Vodka, falafel, sufganiyot and an Israeli liqueur were on the menu.
Hanks became friends with one of the Israelis, a 60-something year old man named Jacob, who held Shabbat dinners in his apartment. She said he had converted his living room into minyan space.

A chilling side to Hanks’ stay in Mongolia was the omnipresence of the swastika.
Long before it was adopted by the Nazis, she said, the swastika was a Buddhist symbol representing change, balance and cycles of life. so it is frequently seen throughout east Asia.
“I’ve gotten used to them,” Hanks said. “I’ve seen them in Asia for a while, but in Mongolia, they’re really into the swastika.”
Of course, nationalist groups in the country also use the swastika, masking their use of it with the symbol’s religious meaning.
“They’re kind of cheeky about it,” she said, adding that anti-Semitism is not a serious problem in the country.
Hanks’ Mongolian adventure wasn’t her first in Asia. She has previously traveled in Japan, Myanmar, Thailand, Singapore, South Korea and Bhutan.
She didn’t just teach English at the university. She also ran a human rights club for English speakers on behalf of Amnesty International Mongolia, and she performed outreach for the U.S. embassy, teaching English in western Mongolia near its border with Kazakstan.

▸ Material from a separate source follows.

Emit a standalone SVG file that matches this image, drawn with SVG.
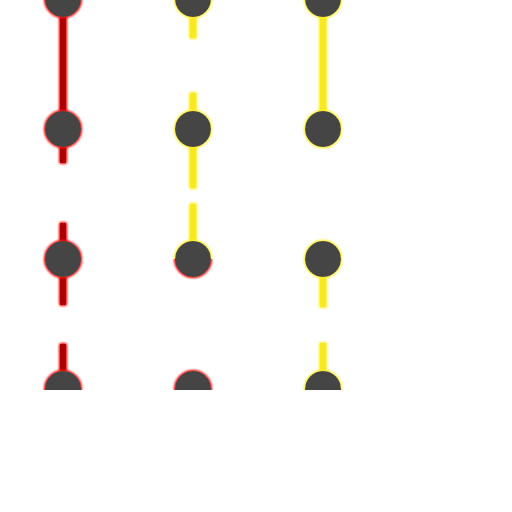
<svg xmlns="http://www.w3.org/2000/svg" width="512" height="512" viewBox="0 0 512 512">
  <defs>
    <filter id="glowR" filterUnits="userSpaceOnUse" x="-20" y="-60" width="552" height="632">
      <feGaussianBlur in="SourceAlpha" stdDeviation="1.5" result="b"/>
      <feFlood flood-color="#ff1a1a"/>
      <feComposite in2="b" operator="in" result="g"/>
      <feMerge><feMergeNode in="g"/><feMergeNode in="g"/><feMergeNode in="g"/><feMergeNode in="SourceGraphic"/></feMerge>
    </filter>
    <filter id="glowY" filterUnits="userSpaceOnUse" x="-20" y="-60" width="552" height="632">
      <feGaussianBlur in="SourceAlpha" stdDeviation="1.5" result="b"/>
      <feFlood flood-color="#fff030"/>
      <feComposite in2="b" operator="in" result="g"/>
      <feMerge><feMergeNode in="g"/><feMergeNode in="g"/><feMergeNode in="g"/><feMergeNode in="SourceGraphic"/></feMerge>
    </filter>
    <clipPath id="view"><rect x="0" y="0" width="512" height="390"/></clipPath>
    <clipPath id="topHalf"><rect x="160" y="220" width="70" height="39"/></clipPath>
    <clipPath id="botHalf"><rect x="160" y="259" width="70" height="40"/></clipPath>
  </defs>
  <style>
    .red { stroke: #aa0000; stroke-width: 6; fill: none; filter: url(#glowR); }
    .yel { stroke: #f8e820; stroke-width: 6; fill: none; filter: url(#glowY); }
    .node { fill: #444444; }
    .nr { filter: url(#glowR); }
    .ny { filter: url(#glowY); }
  </style>
  <rect width="512" height="512" fill="#ffffff"/>
  <g clip-path="url(#view)">
    <g id="connectors">
      <line class="red" x1="63" y1="-1" x2="63" y2="163"/>
      <line class="red" x1="63" y1="223" x2="63" y2="305"/>
      <line class="red" x1="63" y1="344" x2="63" y2="389"/>
      <line class="yel" x1="193" y1="-1" x2="193" y2="38"/>
      <line class="yel" x1="193" y1="93" x2="193" y2="188"/>
      <line class="yel" x1="193" y1="204" x2="193" y2="259"/>
      <line class="yel" x1="323" y1="-1" x2="323" y2="129"/>
      <line class="yel" x1="323" y1="259" x2="323" y2="307"/>
      <line class="yel" x1="323" y1="343" x2="323" y2="389"/>
    </g>
    <g id="n00" class="nr"><circle class="node" cx="63" cy="-1" r="18"/></g>
    <g id="n01" class="ny"><circle class="node" cx="193" cy="-1" r="18"/></g>
    <g id="n02" class="ny"><circle class="node" cx="323" cy="-1" r="18"/></g>
    <g id="n10" class="nr"><circle class="node" cx="63" cy="129" r="18"/></g>
    <g id="n11" class="ny"><circle class="node" cx="193" cy="129" r="18"/></g>
    <g id="n12" class="ny"><circle class="node" cx="323" cy="129" r="18"/></g>
    <g id="n20" class="nr"><circle class="node" cx="63" cy="259" r="18"/></g>
    <g id="n21">
      <g clip-path="url(#botHalf)"><g class="nr"><circle class="node" cx="193" cy="259" r="18"/></g></g>
      <g clip-path="url(#topHalf)"><g class="ny"><circle class="node" cx="193" cy="259" r="18"/></g></g>
    </g>
    <g id="n22" class="ny"><circle class="node" cx="323" cy="259" r="18"/></g>
    <g id="n30" class="nr"><circle class="node" cx="63" cy="389" r="18"/></g>
    <g id="n31" class="nr"><circle class="node" cx="193" cy="389" r="18"/></g>
    <g id="n32" class="ny"><circle class="node" cx="323" cy="389" r="18"/></g>
  </g>
</svg>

She traveled extensively around the country, also known as the Land of the Blue Sky, and despite her shortened stay there, hopes to return.
In fact, she would love to be back in July when Mongolia celebrates Nadaam, its summer festival the athletes compete in the three so-call “manly sports” of horse racing, wrestling and archery. (These days, women have their own competitions, especially in archery.)
“It’s like a huge festival for the whole country,” she said. I’d love to go back and see it.